Mi soffermo a fissarmi i piedi. Erano gelati, eppure quel mattino avevo consumato un’abbondante colazione e le scarpe, seppur inzaccherate di fango, erano di quelle da escursioni. Fu in quel momento che, forse, capii ciò che significavano le varie testimonianze ascoltate. 

Proseguimmo.


Ancora una volta mi guardai i piedi, eravamo di fronte al muro delle esecuzioni, tristemente ribattezzato ‘Muro della morte’. Ciascuno di noi se, sfortunatamente, si trovasse a passare, nella vita e nei luoghi di tutti i giorni, davanti o vicino ad un luogo in cui qualcuno ha perso la vita, lo eviterebbe un po’ per rispetto un po’ per scaramanzia. Ecco, i miei piedi stavano camminando su un suolo che aveva ospitato cadaveri nell’ordine delle centinaia di migliaia.



Arriviamo al punto che più di tutti suscita sgomento nei visitatori: le camere a gas. Non più di 30 metri quadrati ospitavano una tale quantità di pensieri, preghiere, paure e speranze che pareva sul punto di esplodere da un momento all’altro. Qualcuno non ce la fece e dovette uscirne, pallido e nauseato. Alcuni particolari sulle pareti attirarono la mia attenzione. I quattro muri mi presentavano in un modo così diretto e mostruoso gli ultimi istanti di vita dei morituri. Esitai ad avvicinarmi. Come per repulsione magnetica il mio cervello si rifiutava di far muovere le gambe verso le pareti, immedesimandosi in qualcuno di coloro che, quelle pareti, le hanno potute guardare a pochi istanti dalla fine. Sconfitto il tentennamento, mi trovo a ridosso della parete. I graffi affollano l’intonaco come a voler firmare l’ultimo disperato tentativo di fuga. L’impatto fu troppo forte, così, per rimanere impassibile agli occhi degli altri, decisi di uscire. Una volta fuori l’aria era più fresca, mi sembrò che un vento di primavera avesse cominciato a soffiare non appena fui uscito. Non era così. Fuori era sempre uguale, era dentro che tutto cambiava.
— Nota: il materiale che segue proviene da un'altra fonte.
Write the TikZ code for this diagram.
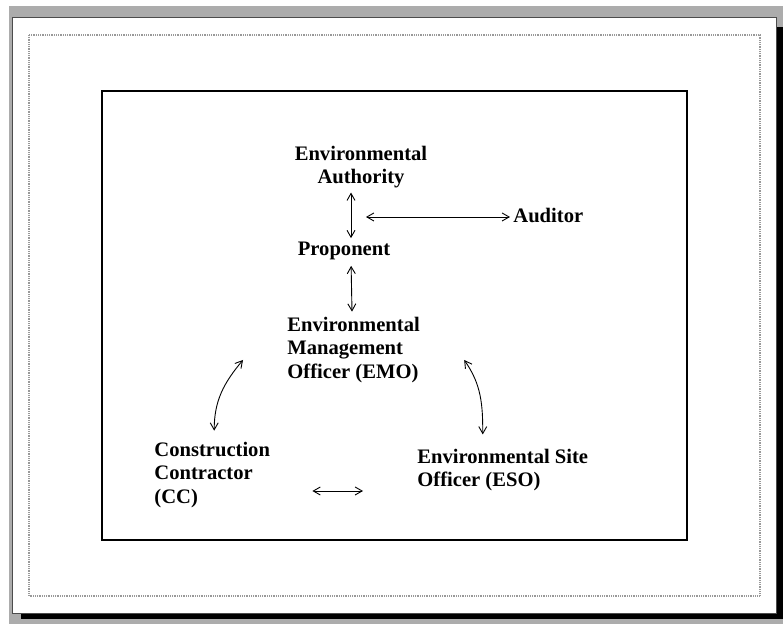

Proseguimmo fino ai forni crematori, di cui i tedeschi in fuga avevano lasciato ben poco da guardare. Macerie nere di fuliggine e cenere giacevano nella fanghiglia di inizio primavera. 


Ascoltando la spiegazione nell’italiano stentato della guida, un particolare mi fece rabbrividire: la gara d’appalti. All’epoca numerose ditte tedesche si erano battute aspramente per vincere l’appalto della fornitura del materiale e per la realizzazione di uno dei simboli più drammatici dell’olocausto, i forni crematori. Questo mi portò a pensare di quanta burocrazia sia necessaria per rimpiazzare l’anima di una persona. Quanto denaro serve per comprare l’umanità di qualcuno. Domande a cui allora e adesso non trovo una risposta neanche lontanamente plausibile.


Ultima tappa fu lo sconfinato panorama di Birkenau. Costellata di baracche, immaginatevi un’area grossa almeno 20 campi da calcio. E qui un altro particolare mi fece sussultare. Appresi sempre dalla guida dagli occhi opachi, che il legno delle baracche era stato prelevato dalle abitazioni dei paesi vicini, i cui proprietari, una volta liberato il lager, erano tornati al campo, sradicato le assi di legno necessarie e tornati da dove erano venuti. Già solo il pensiero di abitare vicino ad un luogo di così tanto orrore non mi sfiorerebbe nemmeno negli incubi più cupi, ma abitare in una casa costruita con pezzi provenienti da un luogo simile è qualcosa, per me, giustificabile soltanto dalla gravissima mancanza di materiale da parte di quegli abitanti.

Ricostruzione virtuale di Birkenau prima del '45




PER CONCLUDERE – So che quest’articolo è decisamente più lungo rispetto al format ordinario, ma per questo genere di cose, secondo me, non deve esistere standardizzazione. Mi auguro che chi non ci sia ancora stato, prenoti una visita. Mi auguro che chi la pensa in modo diverso abbia comunque imparato e interiorizzato qualcosa da questo mio scritto. Mi auguro che le continue sconfitte dell’umanità a vantaggio del denaro possano avere tregua, se non fine, partendo da questo punto. Dopo 70 anni, forse qualcosa cambierà.